Mais ne voit-on pas de plus en plus de gens connectés qui refusent de se sentir esclaves de la technologie?

M.A. Le temps de la fascination s'efface peu à peu mais il y a une création permanente de nouveautés qui réexcite cette fascination.

 

R-P.D. En tant que philosophe, je crois que le travail de la philosophie est d'apporter des questions aux réponses qui sont déjà là. Ce qui se perd en partie dans le règne de Google, c'est l'idée que nous pourrions garder les questions, les creuser, les approfondir, les cultiver.... Je le vois avec mes étudiants de Sciences Po qui sont très intelligents mais qui ont ce remarquable défaut de vouloir des réponses.

 

Dès lors que le «cloud computing» nous conduit à sous-traiter nos données dans les «nuages», n'y-a-t-il pas le risque que notre histoire individuelle ne nous appartienne plus?

M.A. C'est d'abord un problème de contrôle éminemment culturel et politique : on prend le risque de transférer nos informations dans un endroit qui n'est pas très représentable : cette image de nuage est d'abord un dé-saisissement accepté de nos données les plus privées sans savoir auprès de qui on se dessaisit. Est-ce un abri une surexposition à risques ? On n'en sait rien.

 

R.-P.D. La conscience même qu'il y ait un risque semble avoir disparu. Sans vouloir jouer les prophètes de malheur, cette non-perception est liée à l'idée d'une paix immuable. Or, n'importe quel conflit international rend les nuages menaçants. Le cyberpessimiste Evgeny Morozov, un chercheur d'origine russe qui occupe de bureau face à Francis Fukuyama à Stanford, montre au contraire qu'Internet remplit des fonctions policières de surveillance, avec de la désinformation possible. C'est un champ de lutte et de confrontation qui ne se trouve pas en dehors du monde.

 

S'agissant du neuromarketing, est-ce que la connaissance du cerveau par l'IRM permet de mieux cibler le consommateur de masse  ?

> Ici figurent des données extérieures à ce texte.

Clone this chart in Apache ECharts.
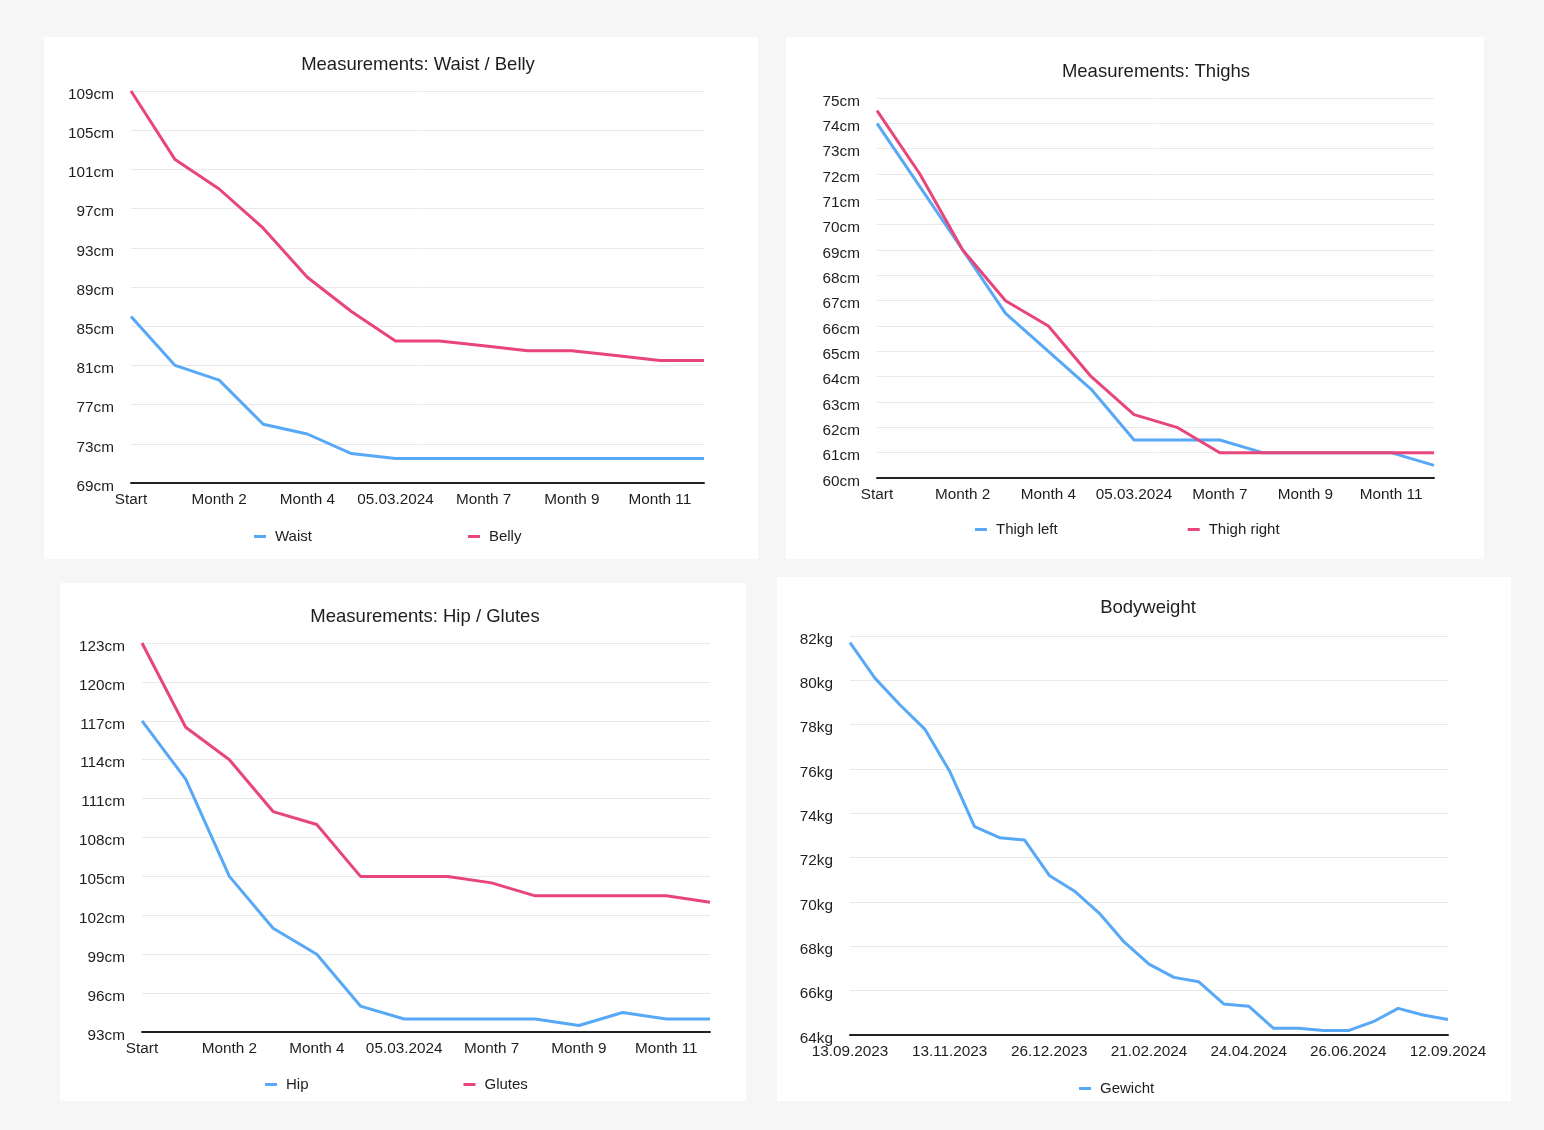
<!DOCTYPE html>
<html>
<head>
<meta charset="utf-8">
<title>Measurements</title>
<script src="https://cdn.jsdelivr.net/npm/echarts@6/dist/echarts.min.js"></script>
<style>
    html, body { margin: 0; padding: 0; background: #f6f6f6; }
    body { width: 1544px; height: 1130px; position: relative; overflow: hidden; }
    .card { position: absolute; background: #ffffff; }
</style>
</head>
<body>
<div id="waist" class="card" style="left:44px;top:37px;width:714px;height:522px"></div>
<div id="thighs" class="card" style="left:786px;top:37px;width:698px;height:522px"></div>
<div id="hip" class="card" style="left:60px;top:583px;width:686px;height:518px"></div>
<div id="weight" class="card" style="left:777px;top:577px;width:734px;height:524px"></div>
<script>
const monthCategories = ["Start", "Month 1", "Month 2", "Month 3", "Month 4", "Month 5", "05.03.2024",
    "Month 6", "Month 7", "Month 8", "Month 9", "Month 10", "Month 11", "Month 12"];

const waist = [86, 81, 79.5, 75, 74, 72, 71.5, 71.5, 71.5, 71.5, 71.5, 71.5, 71.5, 71.5];
const belly = [109, 102, 99, 95, 90, 86.5, 83.5, 83.5, 83, 82.5, 82.5, 82, 81.5, 81.5];

const thighLeft = [74, 71.5, 69, 66.5, 65, 63.5, 61.5, 61.5, 61.5, 61, 61, 61, 61, 60.5];
const thighRight = [74.5, 72, 69, 67, 66, 64, 62.5, 62, 61, 61, 61, 61, 61, 61];

const hip = [117, 112.5, 105, 101, 99, 95, 94, 94, 94, 94, 93.5, 94.5, 94, 94];
const glutes = [123, 116.5, 114, 110, 109, 105, 105, 105, 104.5, 103.5, 103.5, 103.5, 103.5, 103];

const weightDates = ["13.09.2023", "28.09.2023", "13.10.2023", "28.10.2023", "13.11.2023",
    "23.11.2023", "04.12.2023", "15.12.2023", "26.12.2023", "09.01.2024", "23.01.2024",
    "07.02.2024", "21.02.2024", "07.03.2024", "23.03.2024", "08.04.2024", "24.04.2024",
    "09.05.2024", "25.05.2024", "10.06.2024", "26.06.2024", "16.07.2024", "05.08.2024",
    "24.08.2024", "12.09.2024"];
const gewicht = [81.7, 80.1, 78.9, 77.8, 75.9, 73.4, 72.9, 72.8, 71.2, 70.5, 69.5, 68.2, 67.2,
    66.6, 66.4, 65.4, 65.3, 64.3, 64.3, 64.2, 64.2, 64.6, 65.2, 64.9, 64.7];

const BLUE = "#57a8f6";
const PINK = "#e8457b";
const FONT = "'Liberation Sans', Arial, Helvetica, sans-serif";
const TEXT = "#1e1e1e";

function lineSeries(name, data, color) {
    return {
        name,
        type: "line",
        data,
        showSymbol: false,
        symbol: "none",
        lineStyle: { color, width: 3 },
        itemStyle: { color },
        animation: false
    };
}

function buildOption(cfg) {
    return {
        backgroundColor: "#ffffff",
        textStyle: { fontFamily: FONT },
        title: {
            text: cfg.title,
            left: cfg.titleLeft,
            top: cfg.titleTop,
            textAlign: "center",
            textStyle: { color: TEXT, fontSize: 18.5, fontWeight: "normal", fontFamily: FONT }
        },
        legend: {
            left: cfg.legendLeft,
            top: cfg.legendTop,
            itemGap: cfg.legendGap,
            itemWidth: 12,
            itemHeight: 3,
            icon: "rect",
            textStyle: { color: TEXT, fontSize: 15, fontFamily: FONT, padding: [0, 0, 0, 4] },
            data: cfg.series.map(s => s.name)
        },
        grid: cfg.grid,
        xAxis: {
            type: "category",
            data: cfg.categories,
            boundaryGap: false,
            axisTick: { show: false },
            axisLine: { lineStyle: { color: "#222222", width: 2 } },
            axisLabel: {
                interval: cfg.labelInterval,
                color: TEXT,
                fontSize: 15.3,
                fontFamily: FONT,
                margin: 9
            },
            splitLine: { show: false }
        },
        yAxis: {
            type: "value",
            min: cfg.min,
            max: cfg.max,
            interval: cfg.interval,
            axisLine: { show: false },
            axisTick: { show: false },
            axisLabel: {
                color: TEXT,
                fontSize: 15.3,
                fontFamily: FONT,
                margin: 17,
                formatter: v => `{v|${v}${cfg.unit}}`,
                rich: {
                    v: {
                        color: TEXT,
                        fontSize: 15.3,
                        fontFamily: FONT,
                        padding: [7, 0, 0, 0]
                    }
                }
            },
            splitLine: { lineStyle: { color: "#e9e9e9", width: 1 } }
        },
        series: cfg.series
    };
}

function render(id, cfg) {
    const chart = echarts.init(document.getElementById(id), null, { renderer: "canvas" });
    chart.setOption(buildOption(cfg));
}

render("waist", {
    title: "Measurements: Waist / Belly",
    titleLeft: 369, titleTop: 13,
    legendLeft: 205, legendTop: 487, legendGap: 156,
    grid: { left: 87, right: 54, top: 54, bottom: 76 },
    categories: monthCategories,
    labelInterval: 1,
    min: 69, max: 109, interval: 4, unit: "cm",
    series: [lineSeries("Waist", waist, BLUE), lineSeries("Belly", belly, PINK)]
});

render("thighs", {
    title: "Measurements: Thighs",
    titleLeft: 365, titleTop: 20,
    legendLeft: 184, legendTop: 480, legendGap: 130,
    grid: { left: 91, right: 50, top: 61, bottom: 81 },
    categories: monthCategories,
    labelInterval: 1,
    min: 60, max: 75, interval: 1, unit: "cm",
    series: [lineSeries("Thigh left", thighLeft, BLUE), lineSeries("Thigh right", thighRight, PINK)]
});

render("hip", {
    title: "Measurements: Hip / Glutes",
    titleLeft: 360, titleTop: 19,
    legendLeft: 200, legendTop: 489, legendGap: 155,
    grid: { left: 82, right: 36, top: 60, bottom: 69 },
    categories: monthCategories,
    labelInterval: 1,
    min: 93, max: 123, interval: 3, unit: "cm",
    series: [lineSeries("Hip", hip, BLUE), lineSeries("Glutes", glutes, PINK)]
});

render("weight", {
    title: "Bodyweight",
    titleLeft: 366, titleTop: 16,
    legendLeft: 297, legendTop: 499, legendGap: 150,
    grid: { left: 73, right: 63, top: 59, bottom: 66 },
    categories: weightDates,
    labelInterval: 3,
    min: 64, max: 82, interval: 2, unit: "kg",
    series: [lineSeries("Gewicht", gewicht, BLUE)]
});
</script>
</body>
</html>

M.A. Il y a un mirage des sciences cognitives dont il ne faut pas se rendre prisonnier : c'est de croire que le fait de voir tout ce qui se passe dans le cerveau permettra de connaître ce qu'est la pensée reliée au corps. Or on sait très peu de choses sur le cerveau - à peine 5%. Que le neuromarting tente de s'imposer avec l'idée qu'on en sait beaucoup et qu'on peut suivre le tracé de tous les désirs du consommateur me paraît une illusion dangereuse. Il est dangereux de s'en tenir à une telle représentation de l'humain : quelqu'un dont on pourrait connaître tout à l'avance. Les études marketing suivent le consommateur dans l'après-coup et il restera  toujours une part d'inconnu sur l'après : le neuromarketing ne pourra pas tout maîtriser. Ou alors on a une vision très déterministe qu'invalide en partie l'autocommunication de masse, chère à Manuel Castells, car l'individu communicant récupère une part de liberté face au diffuseur du message.

 

R.-P.D. La grande illusion dans laquelle il est facile de tomber, c'est de s'imaginer que parce qu'on connaît des choses nouvelles, elles expliquent tout. On oublie alors la limite de nos connaissances. Ce qui est vrai, c'est que l'intelligence se modifie par l'intensification des communications. Mais l'intelligence collective n'est pas nouvelle. Aristote a inventé l'idée de «l'intellect agent», selon laquelle notre intelligence individuelle n'est qu'un élément d'une intelligence globale. On peut se dire aussi que chaque individu pense à l'intérieur d'un moment de l'humain.